Frequently Asked Questions

Q: Should I use base R or ggplot2? A: For quick exploration, base R is faster. For publication-quality graphics, ggplot2 is better. Learn both - they’re complementary.

Q: What’s the difference between geom_col() and geom_bar()? A: geom_col() uses values directly. geom_bar() counts occurrences. Use geom_col() with pre-aggregated data, geom_bar() with raw data.

Q: How do I make plots publication-ready? A: Use ggplot2 with custom themes, save at 300 DPI, choose a sans-serif font, use color-blind friendly palettes, and remove unnecessary elements.
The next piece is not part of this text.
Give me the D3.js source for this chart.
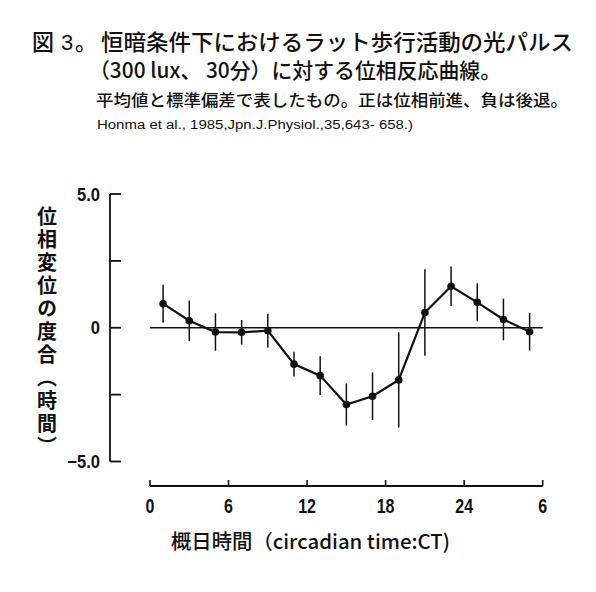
<!DOCTYPE html>
<html>
<head>
<meta charset="utf-8">
<script src="https://cdn.jsdelivr.net/npm/d3@7"></script>
<style>
  body { margin: 0; background: #fff; }
  .jp { font-family: "Noto Sans CJK JP", sans-serif; fill: #111; }
  .tick-label { font-family: "Liberation Sans", Arial, sans-serif; font-weight: bold; fill: #111; }
</style>
</head>
<body>
<div id="chart"></div>
<script>
// circadian time of each light pulse (hours)
var ct = [1, 3, 5, 7, 9, 11, 13, 15, 17, 19, 21, 23, 25, 27, 29];
// mean phase shift (hours)
var shift = [0.9, 0.26, -0.16, -0.17, -0.11, -1.36, -1.79, -2.87, -2.56, -1.95, 0.57, 1.55, 0.95, 0.31, -0.15];
// standard deviation (hours)
var sd = [0.71, 0.76, 0.70, 0.46, 0.63, 0.46, 0.72, 0.79, 0.89, 1.78, 1.62, 0.74, 0.71, 0.78, 0.70];

var xTicks = [0, 6, 12, 18, 24, 30],
    xTickLabels = ['0', '6', '12', '18', '24', '6'];
var yTicks = [5, 2.5, 0, -2.5, -5],
    yTickLabels = {'5': '5.0', '0': '0', '-5': '\u22125.0'};

var data = ct.map(function(d, i) { return {ct: d, shift: shift[i], sd: sd[i]}; });

var svg = d3.select('#chart').append('svg')
    .attr('width', 596)
    .attr('height', 592);

var xScale = d3.scaleLinear().domain([0, 30]).range([150, 542.7]),
    yScale = d3.scaleLinear().domain([-5, 5]).range([461.5, 194]);

// title block
var figNo = svg.append('g').attr('class', 'jp')
    .style('font-size', '22px').style('font-weight', 500);
figNo.append('text').attr('x', 32).attr('y', 50).text('図');
figNo.append('text').attr('x', 61).attr('y', 50)
    .style('font-family', '"Liberation Sans", Arial, sans-serif').style('font-weight', 'normal')
    .text('3');
figNo.append('text').attr('x', 75).attr('y', 50).text('。');

svg.append('text').attr('class', 'jp')
    .attr('x', 101).attr('y', 50)
    .attr('textLength', 472).attr('lengthAdjust', 'spacingAndGlyphs')
    .style('font-size', '22px').style('font-weight', 500)
    .text('恒暗条件下におけるラット歩行活動の光パルス');
svg.append('text').attr('class', 'jp')
    .attr('x', 89).attr('y', 78)
    .attr('textLength', 412).attr('lengthAdjust', 'spacingAndGlyphs')
    .style('font-size', '21px').style('font-weight', 500)
    .text('（300 lux、 30分）に対する位相反応曲線。');
svg.append('text').attr('class', 'jp')
    .attr('x', 96).attr('y', 106)
    .attr('textLength', 472).attr('lengthAdjust', 'spacingAndGlyphs')
    .style('font-size', '16px').style('font-weight', 500)
    .text('平均値と標準偏差で表したもの。正は位相前進、負は後退。');
svg.append('text')
    .attr('x', 97).attr('y', 129)
    .attr('textLength', 316).attr('lengthAdjust', 'spacingAndGlyphs')
    .style('font-family', '"Liberation Sans", Arial, sans-serif')
    .style('font-size', '12.5px').style('fill', '#111')
    .text('Honma et al., 1985,Jpn.J.Physiol.,35,643- 658.)');

// y axis, drawn off to the left of the plot
var yAxis = svg.append('g')
    .attr('transform', 'translate(110,0)');
yAxis.append('line')
    .attr('y1', yScale(5)).attr('y2', yScale(-5))
    .style('stroke', '#111').style('stroke-width', 1.8);
yAxis.selectAll('.ytick')
    .data(yTicks)
  .enter().append('line')
    .attr('x1', 0).attr('x2', 11)
    .attr('y1', function(d) { return yScale(d); })
    .attr('y2', function(d) { return yScale(d); })
    .style('stroke', '#111').style('stroke-width', 1.8);
yAxis.selectAll('.ylabel')
    .data(yTicks.filter(function(d) { return yTickLabels[d] !== undefined; }))
  .enter().append('text')
    .attr('class', 'tick-label')
    .attr('transform', function(d) { return 'translate(-10,' + (yScale(d) + 6.5) + ') scale(0.92,1)'; })
    .style('text-anchor', 'end')
    .style('font-size', '18px')
    .text(function(d) { return yTickLabels[d]; });

svg.append('text').attr('class', 'jp')
    .attr('x', 47).attr('y', 206)
    .style('writing-mode', 'vertical-rl')
    .style('font-size', '20px').style('font-weight', 'bold')
    .style('letter-spacing', '3px')
    .text('位相変位の度合（時間）');

// x axis
var xAxis = svg.append('g')
    .attr('transform', 'translate(0,486)');
xAxis.append('line')
    .attr('x1', xScale(0)).attr('x2', xScale(30))
    .style('stroke', '#111').style('stroke-width', 1.8);
xAxis.selectAll('.xtick')
    .data(xTicks)
  .enter().append('line')
    .attr('x1', function(d) { return xScale(d); })
    .attr('x2', function(d) { return xScale(d); })
    .attr('y1', 0).attr('y2', -6)
    .style('stroke', '#111').style('stroke-width', 1.6);
xAxis.selectAll('.xlabel')
    .data(xTicks)
  .enter().append('text')
    .attr('class', 'tick-label')
    .attr('transform', function(d) { return 'translate(' + xScale(d) + ',27) scale(0.8,1.05)'; })
    .style('text-anchor', 'middle')
    .style('font-size', '20px')
    .text(function(d, i) { return xTickLabels[i]; });

svg.append('text').attr('class', 'jp')
    .attr('x', 171).attr('y', 549)
    .attr('textLength', 279).attr('lengthAdjust', 'spacingAndGlyphs')
    .style('font-size', '20px').style('font-weight', 500)
    .text('概日時間（circadian time:CT)');

// zero line
svg.append('line')
    .attr('x1', xScale(0)).attr('x2', xScale(30))
    .attr('y1', yScale(0)).attr('y2', yScale(0))
    .style('stroke', '#111').style('stroke-width', 1.3);

// error bars
svg.selectAll('.err')
    .data(data)
  .enter().append('line')
    .attr('x1', function(d) { return xScale(d.ct); })
    .attr('x2', function(d) { return xScale(d.ct); })
    .attr('y1', function(d) { return yScale(d.shift + d.sd); })
    .attr('y2', function(d) { return yScale(d.shift - d.sd); })
    .style('stroke', '#111').style('stroke-width', 1.5);

// mean curve
var line = d3.line()
    .x(function(d) { return xScale(d.ct); })
    .y(function(d) { return yScale(d.shift); });

svg.append('path')
    .datum(data)
    .attr('d', line)
    .style('fill', 'none')
    .style('stroke', '#111')
    .style('stroke-width', 2.2);

svg.selectAll('.pt')
    .data(data)
  .enter().append('circle')
    .attr('cx', function(d) { return xScale(d.ct); })
    .attr('cy', function(d) { return yScale(d.shift); })
    .attr('r', 3.8)
    .style('fill', '#111');
</script>
</body>
</html>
Q: What’s the best color palette? A: Viridis, RColorBrewer, or colorblind-friendly palettes. Avoid rainbow colors - they’re hard to distinguish and problematic for colorblind viewers.

Q: Can I combine base R and ggplot2 plots? A: Not easily - they use different graphics systems. Pick one or use plotly for interactive conversion.
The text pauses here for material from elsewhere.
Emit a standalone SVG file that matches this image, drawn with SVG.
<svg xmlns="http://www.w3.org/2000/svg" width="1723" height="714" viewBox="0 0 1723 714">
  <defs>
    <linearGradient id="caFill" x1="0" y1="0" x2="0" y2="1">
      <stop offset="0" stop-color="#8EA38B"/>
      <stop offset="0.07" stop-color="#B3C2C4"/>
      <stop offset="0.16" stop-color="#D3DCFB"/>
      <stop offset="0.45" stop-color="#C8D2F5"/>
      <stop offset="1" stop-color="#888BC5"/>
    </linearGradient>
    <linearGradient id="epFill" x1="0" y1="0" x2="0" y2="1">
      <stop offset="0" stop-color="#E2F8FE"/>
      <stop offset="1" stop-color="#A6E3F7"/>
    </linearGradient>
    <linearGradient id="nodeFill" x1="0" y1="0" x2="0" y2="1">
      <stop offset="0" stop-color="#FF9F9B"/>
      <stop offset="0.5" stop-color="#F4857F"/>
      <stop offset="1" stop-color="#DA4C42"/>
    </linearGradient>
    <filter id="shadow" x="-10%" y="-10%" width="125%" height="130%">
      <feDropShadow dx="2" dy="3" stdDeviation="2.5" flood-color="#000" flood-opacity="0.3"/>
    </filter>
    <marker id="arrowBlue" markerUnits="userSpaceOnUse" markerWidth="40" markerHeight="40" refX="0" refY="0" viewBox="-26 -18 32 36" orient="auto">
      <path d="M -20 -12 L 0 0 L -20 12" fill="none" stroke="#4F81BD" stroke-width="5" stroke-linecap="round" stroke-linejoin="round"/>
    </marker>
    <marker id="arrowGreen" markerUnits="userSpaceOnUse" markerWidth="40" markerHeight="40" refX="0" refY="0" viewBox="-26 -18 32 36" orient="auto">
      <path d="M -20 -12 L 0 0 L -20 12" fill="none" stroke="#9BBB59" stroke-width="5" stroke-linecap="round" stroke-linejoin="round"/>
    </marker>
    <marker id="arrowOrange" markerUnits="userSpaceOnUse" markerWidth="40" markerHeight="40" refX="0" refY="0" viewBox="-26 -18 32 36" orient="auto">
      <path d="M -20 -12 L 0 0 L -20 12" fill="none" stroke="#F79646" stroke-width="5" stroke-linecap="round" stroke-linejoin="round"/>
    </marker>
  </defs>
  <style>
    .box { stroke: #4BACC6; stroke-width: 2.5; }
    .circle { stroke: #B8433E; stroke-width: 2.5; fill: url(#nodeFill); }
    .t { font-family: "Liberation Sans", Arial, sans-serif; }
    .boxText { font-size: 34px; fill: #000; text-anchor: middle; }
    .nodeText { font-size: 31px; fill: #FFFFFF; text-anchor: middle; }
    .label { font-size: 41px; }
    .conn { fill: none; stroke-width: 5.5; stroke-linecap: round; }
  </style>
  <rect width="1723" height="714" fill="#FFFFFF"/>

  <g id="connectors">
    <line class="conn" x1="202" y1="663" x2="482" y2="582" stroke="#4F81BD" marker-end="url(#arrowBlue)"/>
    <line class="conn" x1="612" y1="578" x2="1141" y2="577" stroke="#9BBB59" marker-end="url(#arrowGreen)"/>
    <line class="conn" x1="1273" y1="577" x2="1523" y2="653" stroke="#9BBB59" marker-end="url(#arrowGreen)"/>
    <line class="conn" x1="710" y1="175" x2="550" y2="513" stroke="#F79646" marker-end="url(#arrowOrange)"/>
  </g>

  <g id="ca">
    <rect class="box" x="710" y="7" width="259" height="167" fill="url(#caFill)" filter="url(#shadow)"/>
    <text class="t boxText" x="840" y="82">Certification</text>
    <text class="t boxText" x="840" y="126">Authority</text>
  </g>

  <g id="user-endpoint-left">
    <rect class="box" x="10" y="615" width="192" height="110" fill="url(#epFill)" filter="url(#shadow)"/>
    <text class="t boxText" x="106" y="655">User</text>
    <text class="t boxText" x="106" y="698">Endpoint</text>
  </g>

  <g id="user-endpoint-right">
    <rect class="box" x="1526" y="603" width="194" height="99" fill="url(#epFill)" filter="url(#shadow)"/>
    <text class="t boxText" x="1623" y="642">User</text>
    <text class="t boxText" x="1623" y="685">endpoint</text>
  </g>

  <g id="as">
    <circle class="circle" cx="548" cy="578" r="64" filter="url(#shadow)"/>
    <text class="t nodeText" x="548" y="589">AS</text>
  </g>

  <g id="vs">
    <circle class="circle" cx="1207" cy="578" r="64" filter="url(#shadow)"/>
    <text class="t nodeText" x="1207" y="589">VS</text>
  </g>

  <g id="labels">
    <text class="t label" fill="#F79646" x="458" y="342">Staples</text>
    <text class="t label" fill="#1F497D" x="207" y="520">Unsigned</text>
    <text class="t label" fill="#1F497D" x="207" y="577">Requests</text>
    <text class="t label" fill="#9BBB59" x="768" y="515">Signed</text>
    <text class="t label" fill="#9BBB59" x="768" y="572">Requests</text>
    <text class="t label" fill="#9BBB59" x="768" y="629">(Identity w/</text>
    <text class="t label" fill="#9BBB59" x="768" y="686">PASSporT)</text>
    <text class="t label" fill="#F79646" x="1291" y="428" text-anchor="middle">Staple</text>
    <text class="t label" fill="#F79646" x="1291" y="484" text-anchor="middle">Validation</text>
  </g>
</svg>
Q: How do I handle overlapping points? A: Use geom_jitter() to add random noise, alpha for transparency, or geom_density2d() for density contours.

Q: What’s the best way to compare many groups? A: Use faceting (facet_wrap() or facet_grid()), small multiples, or interactive plots (plotly).

Q: How do I add a horizontal/vertical line? A: Use geom_hline() or geom_vline():

ggplot(data, aes(x, y)) +
  geom_point() +
  geom_hline(yintercept = mean(data$y), color = "red")

Summary & Next Steps

You now know:

  • ✅ Why visualization is crucial for data analysis
  • ✅ How to create basic plots with base R
  • ✅ How to build professional graphics with ggplot2
  • ✅ When to use each visualization type
  • ✅ How to customize and enhance your plots
  • ✅ How to create interactive visualizations
  • ✅ Best practices for effective communication
  • ✅ How to troubleshoot common issues

Download Your R Script

Download the complete R script with all examples from this guide

Data visualization is both an art and a science. The more you practice, the better you’ll become at telling stories with your data. Keep visualizing!